Le cardinal Sako a reconnu que cette possibilité n’était pas, à ce stade, d’actualité. Sur ce sujet, Mgr Pascal Gollnisch, directeur de l’Œuvre d’Orient, a confirmé que, d’ordinaire, de telles déclarations communes advenaient après un long processus de dialogue et qu’il s’agirait ici seulement d’une première rencontre.
Une rencontre aux enjeux géopolitiques importants pour les chiites irakiens
Si le caractère prophétique de cette rencontre – qui s’inscrit dans l’esprit de la dernière encyclique du Pape sur la fraternité humaine – est réel, la dimension politique et diplomatique de ce passage à Nadjaf l’est tout autant. De nationalité iranienne, l’Ayatollah Ali al-Sistani est reconnu pour son indépendance et son désir de voir l’Irak retrouver sa souveraineté en s’affranchissant des tutelles étrangères. “Ses relations avec l’Iran, pays qui interfère très largement dans les affaires irakiennes, sont donc très difficiles”, explique Georges Malbrunot.
Ne pas se présenter à Nadjaf aurait été un “vrai faux-pas”, confirme une personne qui suit attentivement ces questions. “Cela aurait mis les chiites irakiens dans une situation très délicate”, détaille cette source.
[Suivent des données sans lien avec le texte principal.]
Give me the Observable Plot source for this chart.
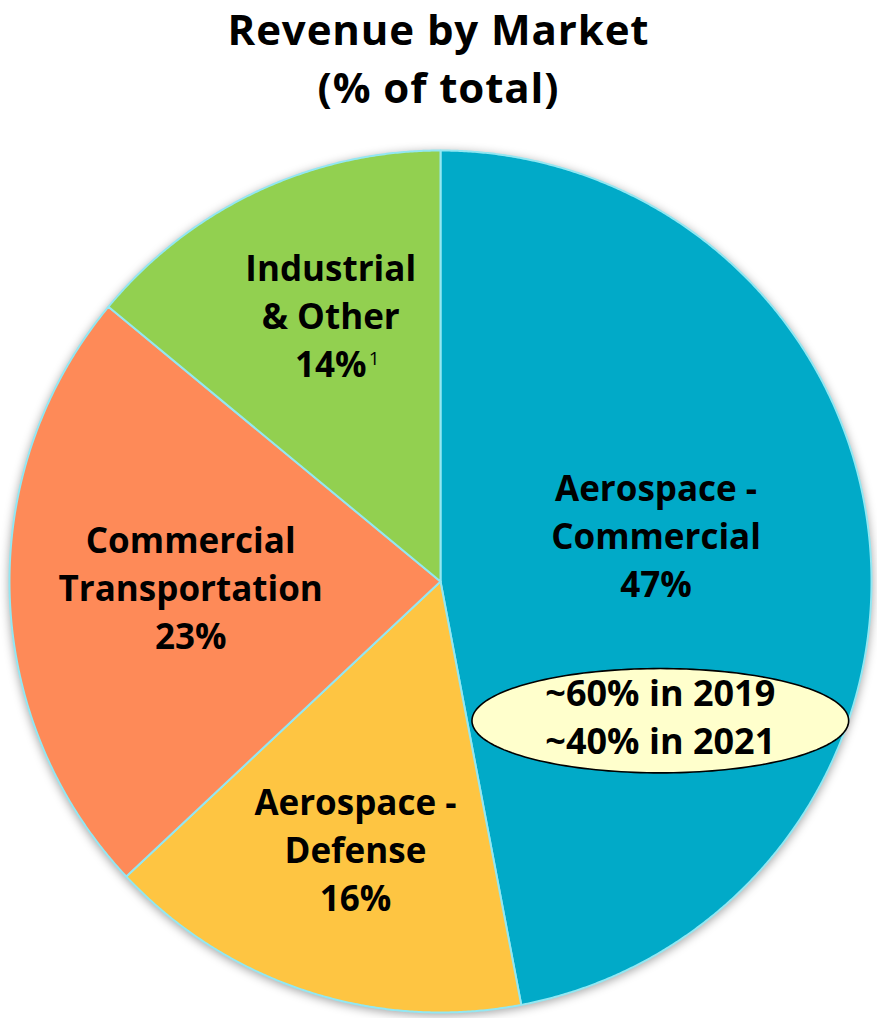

Car une lutte d’influence se joue au sein du chiisme, une rivalité qui procède de deux écoles de pensée distinctes, celle de Qom, en Iran, et celle de Nadjaf, en Irak.
La première s’inscrit dans l’héritage de l’ayatollah Khomeini, arrivé au pouvoir en Iran à la suite de la révolution de 1979. Ce courant, toujours en place en Iran, considère notamment qu’il ne faut pas opérer de séparation entre le pouvoir temporel et le pouvoir spirituel. Tel n’est pas le cas de l’école de Nadjaf, incarnée par Ali al-Sistani. Dans ce contexte, certains soulignent que ne pas rencontrer Ali al-Sistani aurait été perçu comme un affront, voire même, comme un soutien implicite à l’Iran.